Harta milik dan penghasilan isteri sepenuhnya ada dalam kendalinya sendiri dan untuk dipakainya sendiri, karena dia dan anak-anaknya ada dalam tanggung jawab pemeliharaan suaminya ( 30 Abdel-Haleem Abu Shuqqa, Tahreer al Mar'aa fi Asr al Risala (Kuwait: Dar al Qalam, 1990) pp. 109-112 ). Tidak peduli betapa kaya raya isterinya, dia tidaklah wajib untuk ikut dalam menanggung beban rumah tangga kecuali dia sendiri secara sukarela memilih untuk berbuat begitu. Suami isteri adalah saling mewarisi.
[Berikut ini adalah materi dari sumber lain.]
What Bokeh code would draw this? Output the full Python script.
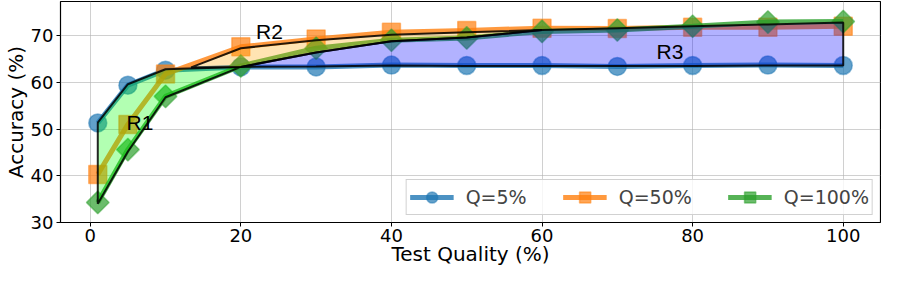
from bokeh.plotting import figure
from bokeh.models import Range1d, Legend, LegendItem, FixedTicker, Label
from bokeh.embed import file_html
from bokeh.resources import INLINE
import numpy as np

# ---- data ----
test_quality = [1, 5, 10, 20, 30, 40, 50, 60, 70, 80, 90, 100]
acc_q5 = [51.3, 59.4, 62.6, 63.3, 63.3, 63.7, 63.6, 63.6, 63.4, 63.6, 63.7, 63.6]
acc_q50 = [40.3, 51.0, 61.8, 67.6, 69.3, 70.7, 71.1, 71.6, 71.5, 71.8, 71.8, 72.0]
acc_q100 = [34.3, 45.6, 57.0, 63.5, 67.3, 69.0, 69.5, 70.9, 71.2, 72.0, 72.9, 73.0]
series_labels = ["Q=5%", "Q=50%", "Q=100%"]

# shaded regions (polygon outlines)
r1_x = [1, 5, 10, 20, 20, 10, 5, 1]
r1_y = [51.4, 59.6, 62.8, 63.3, 63.3, 56.8, 45.2, 34.0]
r2_x = [13.4, 20, 30, 40, 50, 60, 50, 40, 30, 20]
r2_y = [63.2, 67.3, 69.0, 70.2, 70.7, 71.2, 69.6, 68.8, 66.4, 63.3]
r3_x = [20, 30, 40, 50, 60, 70, 80, 90, 100, 100, 90, 80, 70, 60, 50, 40, 30, 20]
r3_y = [63.3, 66.4, 68.8, 69.6, 71.2, 71.6, 72.0, 72.4, 72.8,
        63.6, 63.6, 63.5, 63.5, 63.5, 63.5, 63.6, 63.4, 63.3]
region_labels = ["R1", "R2", "R3"]
region_label_x = [6.6, 23.8, 77.0]
region_label_y = [51.3, 70.8, 66.6]

x_ticks = [0, 20, 40, 60, 80, 100]
y_ticks = [30, 40, 50, 60, 70]
x_title = "Test Quality (%)"
y_title = "Accuracy (%)"

BLUE, ORANGE, GREEN = "#1f77b4", "#ff7f0e", "#2ca02c"

p = figure(width=881, height=268, output_backend="svg", toolbar_location=None,
           x_range=Range1d(-3.95, 104.95), y_range=Range1d(30, 77.3),
           min_border_left=57, min_border_right=1, min_border_top=1,
           min_border_bottom=0)

p.outline_line_color = "black"
p.outline_line_width = 1.2
p.xgrid.grid_line_color = "#b0b0b0"
p.ygrid.grid_line_color = "#b0b0b0"
p.xgrid.grid_line_alpha = 0.6
p.ygrid.grid_line_alpha = 0.6
p.xaxis.ticker = FixedTicker(ticks=x_ticks)
p.yaxis.ticker = FixedTicker(ticks=y_ticks)
for ax in (p.xaxis[0], p.yaxis[0]):
    ax.major_label_text_font = "DejaVu Sans"
    ax.major_label_text_font_size = "18px"
    ax.major_label_text_color = "black"
    ax.axis_label_text_font = "DejaVu Sans"
    ax.axis_label_text_font_size = "20px"
    ax.axis_label_text_font_style = "normal"
    ax.axis_label_text_color = "black"
    ax.minor_tick_line_color = None
    ax.major_tick_out = 4
    ax.major_tick_in = 0
    ax.axis_line_color = None
    ax.major_tick_line_color = "black"
p.xaxis.axis_label = x_title
p.yaxis.axis_label = y_title
p.xaxis.axis_label_standoff = -3
p.yaxis.axis_label_standoff = 0
p.xaxis.major_label_standoff = 2
p.yaxis.major_label_standoff = 3

items = []
for ys, col, marker, angle, size, lab in [
        (acc_q5, BLUE, "circle", 0, 18, series_labels[0]),
        (acc_q50, ORANGE, "square", 0, 18, series_labels[1]),
        (acc_q100, GREEN, "square", np.pi / 4, 16, series_labels[2])]:
    ln = p.line(test_quality, ys, line_color=col, line_width=5, line_alpha=0.8)
    sc = p.scatter(test_quality, ys, marker=marker, angle=angle, size=size,
                   fill_color=col, fill_alpha=0.7, line_color=col,
                   line_alpha=0.5, line_width=1.5)
    items.append(LegendItem(label=lab, renderers=[ln, sc]))

# regions drawn on top
p.patch(r1_x, r1_y, fill_color="lime", fill_alpha=0.3, line_color="black",
        line_width=2, line_alpha=0.85)
p.patch(r2_x, r2_y, fill_color="orange", fill_alpha=0.3, line_color="black",
        line_width=2, line_alpha=0.85)
p.patch(r3_x, r3_y, fill_color="blue", fill_alpha=0.3, line_color="black",
        line_width=2, line_alpha=0.85)

for t, lx, ly in zip(region_labels, region_label_x, region_label_y):
    p.add_layout(Label(x=lx, y=ly, text=t, text_font="Liberation Sans",
                       text_font_size="21px", text_align="center",
                       text_baseline="middle", text_color="black"))

legend = Legend(items=items, orientation="horizontal", location="bottom_right",
                glyph_width=44, glyph_height=28, label_text_font="DejaVu Sans",
                label_text_font_size="19px", spacing=36, padding=3,
                margin=7, border_line_color="#cccccc", border_line_alpha=0.9,
                background_fill_alpha=0.8, label_standoff=12,
                label_height=28)
p.add_layout(legend)

open("out.html", "w").write(file_html(p, INLINE))
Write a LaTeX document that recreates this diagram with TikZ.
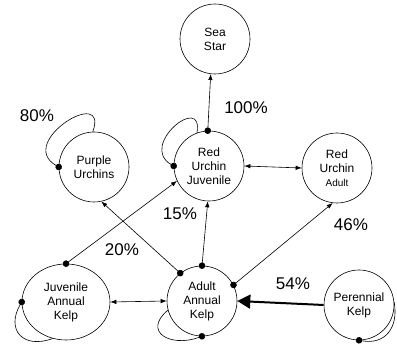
\documentclass[tikz,border=0pt]{standalone}
\usepackage{fontspec}
\setmainfont{Liberation Sans}
\usetikzlibrary{arrows.meta,shapes.geometric}

\begin{document}
\begin{tikzpicture}[x=1pt, y=1pt,
    species/.style={circle, draw, line width=0.6pt, minimum size=70pt, inner sep=0pt, align=center, font=\fontsize{12}{14}\selectfont},
    link/.style={{Circle[length=6.5pt]}-{Latex[length=6pt,width=4.5pt]}, line width=0.6pt, shorten <=-3.2pt},
    twoway/.style={{Latex[length=6pt,width=4.5pt]}-{Latex[length=6pt,width=4.5pt]}, line width=0.6pt},
    selfloop/.style={{Circle[length=6.5pt]}-, line width=0.6pt, shorten <=-3.2pt},
    pct/.style={font=\fontsize{17}{17}\selectfont}
]
\useasboundingbox (0,0) rectangle (397,347);

\node[species] (ss) at (215,308) {Sea\\Star};
\node[species] (ruj) at (209,181) {Red\\Urchin\\Juvenile};
\node[species] (rua) at (337,179) {Red\\Urchin\\{\fontsize{10}{12}\selectfont Adult}};
\node[species] (pu) at (94,180) {Purple\\Urchins};
\node[species, ellipse, minimum width=88pt, minimum height=76pt] (jak) at (66,45) {Juvenile\\Annual\\Kelp};
\node[species] (aak) at (202,46) {Adult\\Annual\\Kelp};
\node[species] (pk) at (359,42) {Perennial\\Kelp};

% percentages
\node[pct] (p80) at (37,231) {80\%};
\node[pct] (p100) at (246,239) {100\%};
\node[pct] (p15) at (180,133) {15\%};
\node[pct] (p20) at (122,97) {20\%};
\node[pct] (p46) at (351,122) {46\%};
\node[pct] (p54) at (293,63) {54\%};

% links
\draw[link] (ruj.92) -- (ss.263);
\draw[twoway] (ruj.east) -- (rua.west);
\draw[link] (jak.north) -- (ruj.205);
\draw[link] (aak.128) -- (pu.282);
\draw[link] (aak.north) -- (ruj.268);
\draw[link] (aak.27) -- (rua.263);
\draw[twoway] (jak.east) -- (aak.west);
\draw[-{Triangle[length=13pt,width=14pt]}, line width=2pt] (pk.west) -- (aak.east);

% self loops
\draw[selfloop] (pu.180) to[out=150, in=70, looseness=2.6] (pu.92);
\draw[selfloop] (ruj.180) to[out=150, in=80, looseness=2.6] (ruj.110);
\draw[selfloop] (jak.west) to[out=240, in=200, looseness=1.7] (jak.250);
\draw[selfloop] (aak.270) to[out=200, in=220, looseness=2] (aak.195);
\draw[selfloop] (pk.270) to[out=-10, in=-80, looseness=1.3] (pk.5);
\end{tikzpicture}
\end{document}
Selanjutnya wanita dalam Islam tetap memiliki kebebasan pribadi hukumnya dan nama keluarganya ( 31 Leila Badawi, "Islam", in Jean Holm and John Bowker, ed., Women in Religion (London: Pinter Publishers, 1994) p. 102). Seorang hakim Amerika pada suatu ketika berkata memberikan komentar atas hak-hak wanita Muslim:

  • "Seorang anak perempuan Muslim boleh kawin sepuluh kali, tetapi pribadinya tidak hilang oleh perkawinannya dengan berbagai suami itu. Dia adalah planit solar dengan suatu nama dan pribadi hukumnya sendiri." ( 32 Amir H. Siddiqi, Studies in Islamic History (Karachi: Jamiyatul Falah Publications, 3rd edition, 1967) p. 138).